新年快乐 (xīnnián kuàilè): Part I

For the week leading up to Spring Festival, or commonly known as Chinese New Year, there has been an exciting buzz around town. The grocery stores are jam-packed with shoppers getting ready for the week long celebration. It is customary for people to thoroughly clean their home on the eve of Spring Festival Eve to get rid of bad luck and to make way for incoming good luck. Houses are decorated with red lanterns and entrance doors are adorned with wishes of luck, happiness, wealth, good fortune and longevity. Chinese believe that the color red means good luck, happiness and energy. On the Eve, families gather together for a reunion dinner followed by the passing out of gifts of money to each other in red envelopes called hongbao. At midnight, there are usually immense amounts of firecrackers going off well in to the wee hours of the morning…it signifies driving away the evil. Unfortunately, with the intense surge of smog as of late, the city of Shanghai has banned fireworks and firecrackers. This poster is plastered EVERYwhere around town (including our “iron curtain”…the entrance to our apartment section).


No firecrackers for you!

Paul and I decided to head out to a few popular and spiritual locations on the day of New Year’s Eve. First off, we headed over to the Yuyuan area. It’s a small “maze” of hutongs (narrow streets or alleys). Decorations everywhere…so beautiful!


So many different types of lanterns!


Old meets new with the 128 story, 2,073′ tall Shanghai Tower in the background

The area and restaurants were so packed with people, there was over an hour wait at most restaurants. Before our hangry factor kicked in, we decided to grab a quick bite at KFC. (I know, I know…) We figured since public bathrooms are hard to come by, we decided to use the one there.

*cue the TMI portion of this blog post* (it was bound to happen sooner or later and will most likely happen again. You’ve been warned.)


Behold! The dreaded squat toilet!

So the time has come. My first go at a squat toilet. Great…

So I close the stall door behind me and don’t know which way to face. I see there’s a “guard” of some sort at one end. So I assume it’s so your poop doesn’t go flying everywhere? Makes sense to me. So I’m done peeing and come to find out AFTER I’m done that the toilet paper dispenser is at the entrance of when you walk into the restroom. Glad I had a few new Kleenex in my pocket! At lease there was an automatic flushing sensor on the wall. I can’t even imagine what that whole experience is like when you’ve got other types of situations going on with your lady parts or GI tract. I’m perfectly fine doing my business while camping amongst the trees, but this, this stuff is cringe worthy.

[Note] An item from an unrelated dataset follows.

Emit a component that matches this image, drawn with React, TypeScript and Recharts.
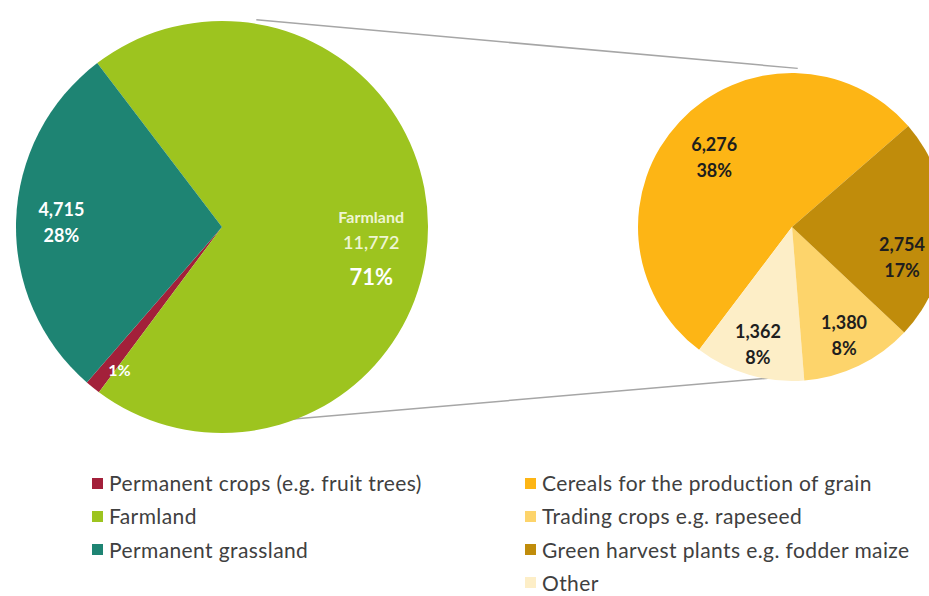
import React from 'react';
import { PieChart, Pie, Cell } from 'recharts';

// Utilised agricultural area, in 1,000 ha
const bigNames = ['Permanent crops (e.g. fruit trees)', 'Farmland', 'Permanent grassland'];
const bigValues = [200, 11772, 4715];
const bigColors = ['#A3203A', '#9DC41F', '#1E8473'];

// Breakdown of farmland
const smallNames = [
  'Cereals for the production of grain',
  'Trading crops e.g. rapeseed',
  'Green harvest plants e.g. fodder maize',
  'Other',
];
const smallValues = [6276, 1380, 2754, 1362];
const smallColors = ['#FDB515', '#FDD46B', '#C08C0B', '#FDEEC7'];
// order the slices go round the small pie (counter-clockwise)
const smallPieOrder = [0, 3, 1, 2];

const RAD = Math.PI / 180;
const total = bigValues.reduce((a, b) => a + b, 0);
const fmt = (v: number) => v.toLocaleString('en-US');
const pct = (v: number) => `${Math.round((v / total) * 100)}%`;

const bigData = bigNames.map((name, i) => ({ name, value: bigValues[i], color: bigColors[i] }));
const smallData = smallPieOrder.map((i) => ({ name: smallNames[i], value: smallValues[i], color: smallColors[i] }));

const BIG = { cx: 217, cy: 222, r: 206, start: 229 };
const SMALL = { cx: 787, cy: 222, r: 154, start: 41 };

// label radius (share of outer radius) and angle tweak for each slice
const labelPos: Record<string, { r: number; da: number }> = {
  [bigNames[0]]: { r: 0.85, da: 3 },
  [bigNames[1]]: { r: 0.73, da: -7.5 },
  [bigNames[2]]: { r: 0.78, da: 0 },
  [smallNames[0]]: { r: 0.68, da: 1 },
  [smallNames[1]]: { r: 0.78, da: 0 },
  [smallNames[2]]: { r: 0.74, da: -14 },
  [smallNames[3]]: { r: 0.79, da: 0 },
};

type Line = { text: string; size: number; weight: number; color: string; dy: number };

const linesFor = (name: string, value: number, big: boolean): Line[] => {
  if (name === 'Farmland') {
    return [
      { text: 'Farmland', size: 16, weight: 700, color: '#EEF5D2', dy: -30 },
      { text: fmt(value), size: 18, weight: 600, color: '#EEF5D2', dy: 26 },
      { text: pct(value), size: 22, weight: 700, color: '#FFFFFF', dy: 34 },
    ];
  }
  const color = big ? '#FFFFFF' : '#1E1E1E';
  if (name === bigNames[0]) return [{ text: pct(value), size: 16, weight: 700, color, dy: 0 }];
  return [
    { text: fmt(value), size: 18, weight: 700, color, dy: -13 },
    { text: pct(value), size: 18, weight: 700, color, dy: 26 },
  ];
};

const makeLabel = (big: boolean) => (props: any) => {
  const { cx, cy, midAngle, outerRadius, value } = props;
  const name = props.payload?.name ?? props.name;
  const cfg = labelPos[name] || { r: 0.7, da: 0 };
  const a = (midAngle + cfg.da) * RAD;
  const rr = outerRadius * cfg.r;
  const x = cx + rr * Math.cos(a);
  const y = cy - rr * Math.sin(a);
  const lines = linesFor(name, value, big);
  return (
    <text x={x} y={y} textAnchor="middle" dominantBaseline="central" fontFamily="Lato, 'Open Sans', sans-serif">
      {lines.map((l, i) => (
        <tspan key={i} x={x} dy={l.dy} fontSize={l.size} fontWeight={l.weight} fill={l.color}>
          {l.text}
        </tspan>
      ))}
    </text>
  );
};

const edge = (p: { cx: number; cy: number; r: number }, deg: number) => ({
  x: p.cx + p.r * Math.cos(deg * RAD),
  y: p.cy - p.r * Math.sin(deg * RAD),
});

const legendLeft = bigData.map((d) => ({ name: d.name, color: d.color }));
const legendRight = smallNames.map((name, i) => ({ name, color: smallColors[i] }));

const LegendCol = ({ items, left }: { items: { name: string; color: string }[]; left: number }) => (
  <div
    style={{
      position: 'absolute',
      left,
      top: 473,
      fontFamily: 'Lato, sans-serif',
      fontSize: 21,
      letterSpacing: 0.4,
      color: '#404040',
      whiteSpace: 'nowrap',
    }}
  >
    {items.map((it) => (
      <div key={it.name} style={{ height: 20, lineHeight: '20px', marginBottom: 13.3, display: 'flex', alignItems: 'center' }}>
        <span style={{ width: 11, height: 11, background: it.color, display: 'inline-block', marginRight: 6 }} />
        {it.name}
      </div>
    ))}
  </div>
);

export default function App() {
  const t1 = edge(BIG, 79);
  const t2 = edge(SMALL, 86);
  const b1 = edge(BIG, -75);
  const b2 = edge(SMALL, -85);
  return (
    <div style={{ position: 'absolute', left: 0, top: 0, width: 929, height: 596, background: '#fff', overflow: 'hidden' }}>
      <svg width={929} height={440} style={{ position: 'absolute', left: 0, top: 0 }}>
        <line x1={t1.x} y1={t1.y} x2={t2.x} y2={t2.y} stroke="#A6A6A6" strokeWidth={1.5} />
        <line x1={b1.x} y1={b1.y} x2={b2.x} y2={b2.y} stroke="#A6A6A6" strokeWidth={1.5} />
      </svg>
      <div style={{ position: 'absolute', left: 0, top: 0 }}>
        <PieChart width={929} height={440}>
          <Pie
            data={bigData}
            dataKey="value"
            nameKey="name"
            cx={BIG.cx}
            cy={BIG.cy}
            outerRadius={BIG.r}
            startAngle={BIG.start}
            endAngle={BIG.start + 360}
            stroke="none"
            label={makeLabel(true)}
            labelLine={false}
            isAnimationActive={false}
          >
            {bigData.map((d) => (
              <Cell key={d.name} fill={d.color} />
            ))}
          </Pie>
          <Pie
            data={smallData}
            dataKey="value"
            nameKey="name"
            cx={SMALL.cx}
            cy={SMALL.cy}
            outerRadius={SMALL.r}
            startAngle={SMALL.start}
            endAngle={SMALL.start + 360}
            stroke="none"
            label={makeLabel(false)}
            labelLine={false}
            isAnimationActive={false}
          >
            {smallData.map((d) => (
              <Cell key={d.name} fill={d.color} />
            ))}
          </Pie>
        </PieChart>
      </div>
      <LegendCol items={legendLeft} left={92} />
      <LegendCol items={legendRight} left={525} />
    </div>
  );
}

After that joyous experience, it was time for a little a little enlightenment, so we headed over to The City Temple of Shanghai.


We saw an elderly woman praying to this “God(?)” and had a sweet smile, so we decided to write our thoughts on the below red ribbon as an offering of well wishes


Part of the entrance gate with a reflection of red lanterns

After the Temple, we headed over to Yuyuan Garden…a 5-acre garden that was built in 1577.


Gorgeous stone walkway


Spring is right around the corner!

After exploring around all day, we headed home for dinner only to head back out again for the unknown excitement of what happens at midnight…stay tuned!

2 thoughts on “新年快乐 (xīnnián kuàilè): Part I

  1. I googled “how to use an asian toilet” and learned you face the hood! I just HAD to know 🙂

    These are the things people want to know! Hope you’re having fun and glad you’re sharing it with us.